We can all feel it. Relentless uncertainty. Constant distractions.
An era where pace and pressure collide. Leadership has never been harder.
The world isn’t going to slow down. But how we meet it can change.
The truth is, many high-performing leaders and teams don’t have a talent problem. They have a presence problem because they were never trained for this era. That shifts when you go within. More focus. More space. More clarity. More connection. Built from the inside out.
Mike Lee has lived on both sides of this. For 15 years, he worked inside professional basketball’s highest-pressure environments — coaching NBA MVP Joel Embiid and serving as assistant director at Steph Curry’s first Skills Academy — studying what separates the good from the legendary. Then a health crisis took him out. Energy depleted. Self-trust shattered. The one who trained elite performers couldn’t perform.
So Mike Lee rebuilt — not with more strategies, but with more intentional ones. Drawing on sports performance psychology, Eastern philosophy, and mindfulness practices, he developed a new architecture of presence to operate under pressure. The heart of a conscious leader meets the mindset of an elite athlete as a modern approach to leadership and performance.
That framework became the foundation of his #1 bestselling book New Rules for the Future of Leadership — and the programs he now delivers to Fortune 500 organizations, including Google, Deloitte, IBM, Wells Fargo, and Morgan Stanley. From packed ballrooms of a thousand to intimate senior leadership teams of ten, Mike adapts the work to meet the room.
His care behind the scenes mirrors his message on stage. Anthony Bollotta, Event Chair at CaterSource + The Special Event, called Mike “the easiest, most empathetic, and most conscientious speaker I’ve ever worked with.”

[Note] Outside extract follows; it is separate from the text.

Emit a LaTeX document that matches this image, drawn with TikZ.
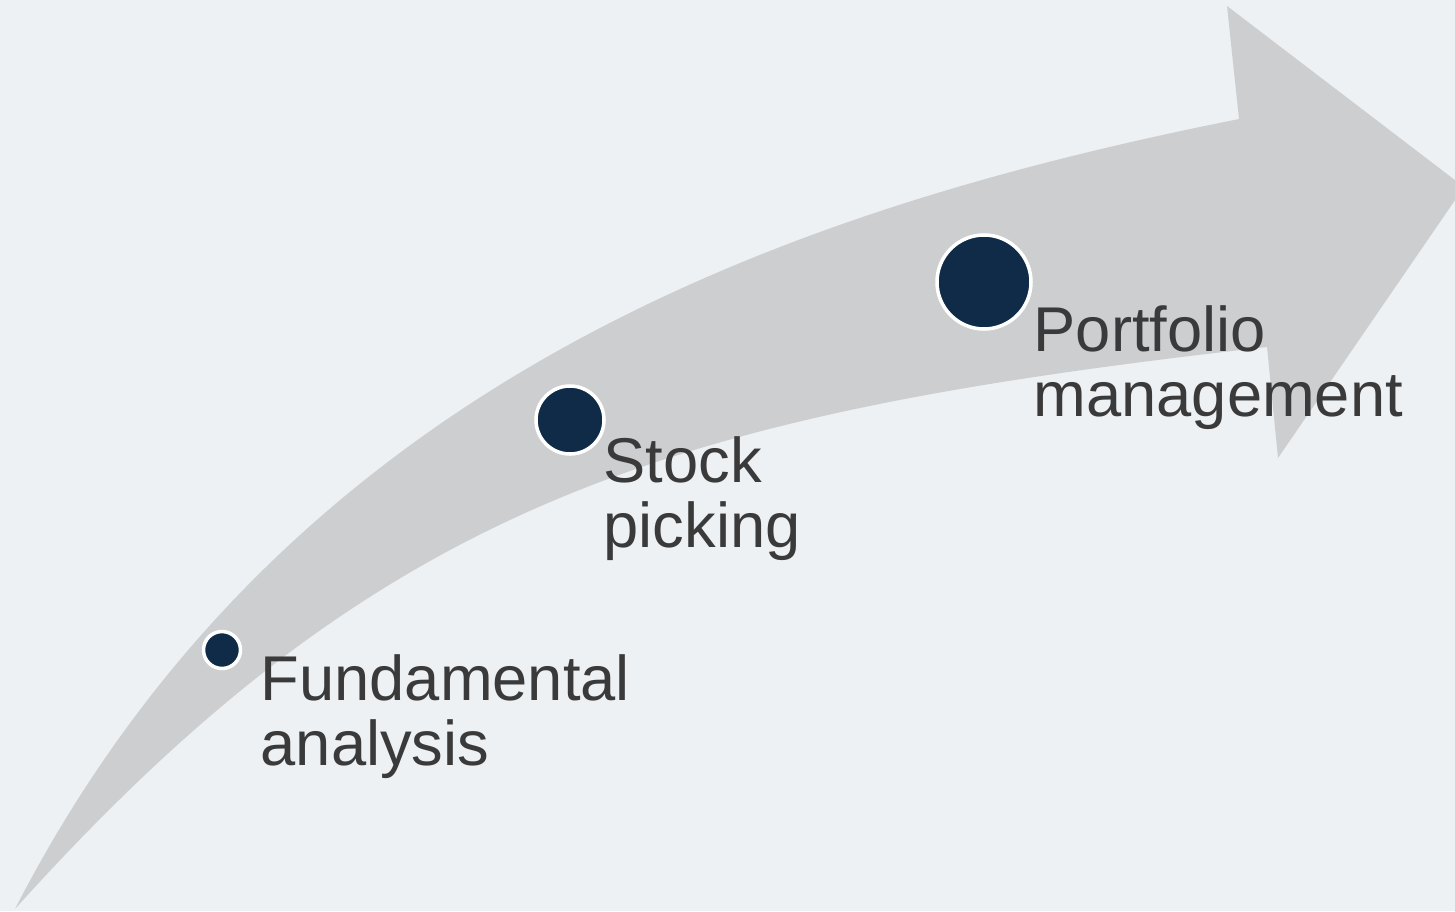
\documentclass[tikz,border=0pt]{standalone}
\usepackage{fontspec}
\setmainfont{Liberation Sans}
\definecolor{bgcol}{HTML}{EDF1F4}
\definecolor{arrowcol}{HTML}{CDCED0}
\definecolor{dotcol}{HTML}{0F2B47}
\definecolor{txtcol}{HTML}{3A3A3A}
\tikzset{
	dot/.style={circle,fill=dotcol,draw=white,line width=1pt,inner sep=0pt},
	lbl/.style={anchor=base west,align=left,inner sep=0pt,text=txtcol,font=\fontsize{18}{18.3}\selectfont}
}
\begin{document}
\begin{tikzpicture}[>=latex,scale=1]
			%(x,y) in cm, frame 14.55 x 9.11
			\fill[bgcol] (0,0) rectangle (14.55,9.11);
			\clip (0,0) rectangle (14.55,9.11);
			\coordinate (T) at (0.15,0.02);\coordinate (U) at (12.39,7.92);\coordinate (V) at (12.67,5.64);
			\coordinate (H1) at (12.27,9.05);\coordinate (H2) at (14.64,7.24);\coordinate (H3) at (12.78,4.53);
			\fill[arrowcol] (T) .. controls (2.89,5.35) and (7.98,7.04) .. (U)--(H1)--(H2)--(H3)--(V) .. controls (6.71,4.97) and (3.83,4.11) .. (T)--cycle;
			\node[dot,minimum size=0.37cm] (fa) at (2.22,2.61){};
			\node[dot,minimum size=0.68cm] (sp) at (5.70,4.91){};
			\node[dot,minimum size=0.94cm] (pm) at (9.84,6.29){};
			%base = last line
			\node[lbl] (fatext) at (2.60,1.46){Fundamental\\analysis};
			\node[lbl] (sptext) at (6.03,3.64){Stock\\picking};
			\node[lbl] (pmtext) at (10.33,4.95){Portfolio\\management};
		\end{tikzpicture}
\end{document}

Recognized by Real Leaders as a Top 50 keynote speaker, Mike blends storytelling, science, and real-time moments of reflection and learning to help leaders and teams transcend the noise, perform under pressure, and win the moments that matter — the moments that elevate engagement, strengthen culture, and earn the loyalty of top talent.
Because success isn’t built in the big moments — it’s built in the small ones. The invisible ones. The edge was never out there. It’s within. And it’s built moment by moment.